First, it directs the Chairman of the Joint Chiefs of Staff Gen. Mark Milley and the Joint Requirements Oversight Council to include requirements for energy supportability, energy reduction and used of the energy KPP in recurring strategic guidance. It also notes that the new requirements to enable the Joint Warfighting Concept should include energy supportability considerations whenever possible.

The military services should also look for opportunities to start up pathfinder programs or other new tools and initiatives that reduce operational energy demands or increase supportability, the memo states.

In addition to initiatives aimed at future programs, Hicks’s memo calls on the services to review existing weapons programs, modernization efforts and development programs in the context of energy supportability.
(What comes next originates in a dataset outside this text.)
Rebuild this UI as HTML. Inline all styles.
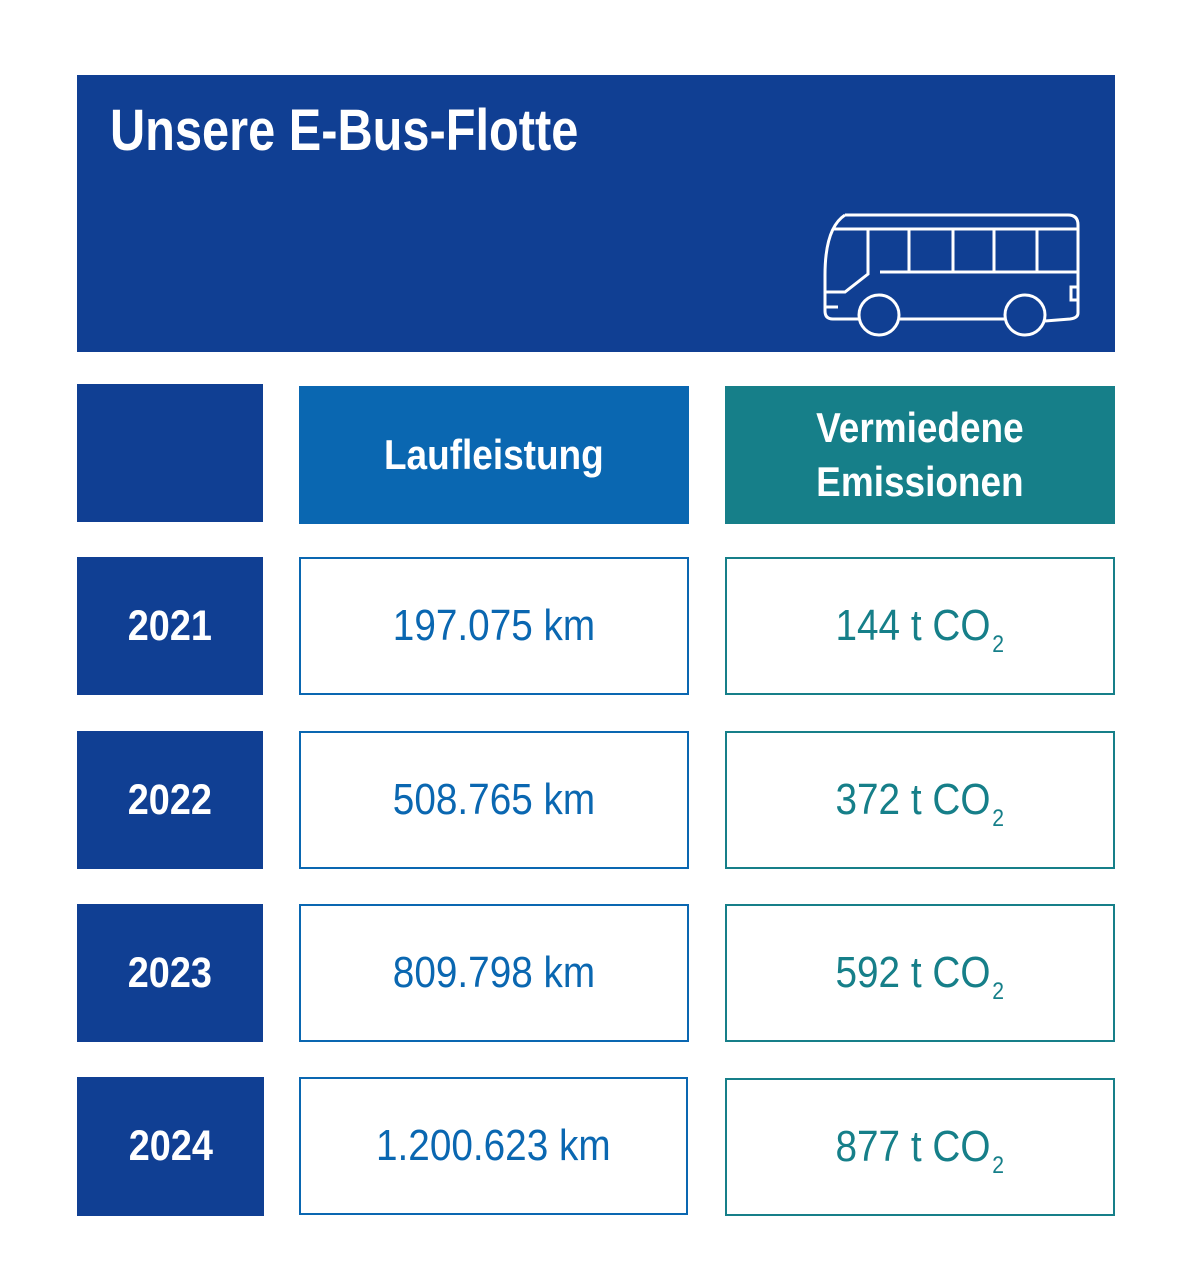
<!DOCTYPE html>
<html><head><meta charset="utf-8"><style>
body{margin:0;width:1204px;height:1280px;background:#fff;position:relative;font-family:"Liberation Sans",sans-serif;overflow:hidden}
.b{position:absolute;box-sizing:border-box;display:flex;align-items:center;justify-content:center;text-align:center}
.b span{display:inline-block;transform:scaleX(0.88);white-space:nowrap}
.d{background:#103f93;color:#fff;font-weight:bold;font-size:43px}
.c{border:2px solid #0a67b1;color:#0a67b1;font-size:44px}
.t{border:2px solid #167f89;color:#167f89;font-size:44px}
sub{font-size:24px;vertical-align:baseline;position:relative;top:12px;margin-left:2px;line-height:0}
</style></head><body>
<div style="position:absolute;left:77px;top:75px;width:1038px;height:277px;background:#103f93"></div>
<div style="position:absolute;left:110px;top:96px;color:#fff;font-weight:bold;font-size:58px;line-height:70px;transform:scaleX(0.84);transform-origin:0 0;white-space:nowrap">Unsere E-Bus-Flotte</div>
<svg style="position:absolute;left:0;top:0" width="1204" height="400" fill="none" stroke="#fff" stroke-width="3">
<path d="M845 215 H1068 Q1078 215 1078 225 V313 Q1078 318 1070 319 L1045 321 M1005 319 H900 M859 319 H833 Q825 319 825 311 V275 Q825 228 845 215"/>
<path d="M833 229 H1078 M880 272 H1078 M868 229 V274 L845 292 H825 M909 229 V272 M953 229 V272 M994 229 V272 M1037 229 V272 M825 307 H838 M1078 287 H1071 V300 H1078"/>
<circle cx="879" cy="315" r="20"/><circle cx="1025" cy="315" r="20"/>
</svg>
<div class="b d" style="left:77px;top:384px;width:186px;height:138px"></div>
<div class="b" style="left:299px;top:386px;width:390px;height:138px;background:#0a67b1;color:#fff;font-weight:bold;font-size:42px"><span>Laufleistung</span></div>
<div class="b" style="left:725px;top:386px;width:390px;height:138px;background:#167f89;color:#fff;font-weight:bold;font-size:42px;line-height:54px"><span>Vermiedene<br>Emissionen</span></div>

<div class="b d" style="left:77px;top:557px;width:186px;height:138px"><span>2021</span></div>
<div class="b c" style="left:299px;top:557px;width:390px;height:138px"><span>197.075 km</span></div>
<div class="b t" style="left:725px;top:557px;width:390px;height:138px"><span>144 t CO<sub>2</sub></span></div>

<div class="b d" style="left:77px;top:731px;width:186px;height:138px"><span>2022</span></div>
<div class="b c" style="left:299px;top:731px;width:390px;height:138px"><span>508.765 km</span></div>
<div class="b t" style="left:725px;top:731px;width:390px;height:138px"><span>372 t CO<sub>2</sub></span></div>

<div class="b d" style="left:77px;top:904px;width:186px;height:138px"><span>2023</span></div>
<div class="b c" style="left:299px;top:904px;width:390px;height:138px"><span>809.798 km</span></div>
<div class="b t" style="left:725px;top:904px;width:390px;height:138px"><span>592 t CO<sub>2</sub></span></div>

<div class="b d" style="left:77px;top:1077px;width:187px;height:139px"><span>2024</span></div>
<div class="b c" style="left:299px;top:1077px;width:389px;height:138px"><span>1.200.623 km</span></div>
<div class="b t" style="left:725px;top:1078px;width:390px;height:138px"><span>877 t CO<sub>2</sub></span></div>
</body></html>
“The review will provide information on how fuel and power demands, opportunities for demand reduction, and energy supportability risks were assessed during initial system concepts, analysis of alternatives, development and fielding or any modernization efforts,” the memo states.

Bill LaPlante, the department’s top acquisition official, will choose the programs that will be included in the review within 14 days, and the service secretaries will provide an interim assessment of those programs 90 days after.

The memo also tasks LaPlante and Milley with ensuring the process for assessing energy supportability is standard across all capability development processes carried out by the Joint Capabilities Integration and Development System (JCIDS) and across the acquisition process at large.

The memo is the latest in a series of actions the Biden administration is taking to address the Defense Department’s contribution to climate change. Last October, the Pentagon released its climate change strategy, which called for both the US military and defense contractors to reduce emissions and make changes to mitigate vulnerabilities to the changing climate.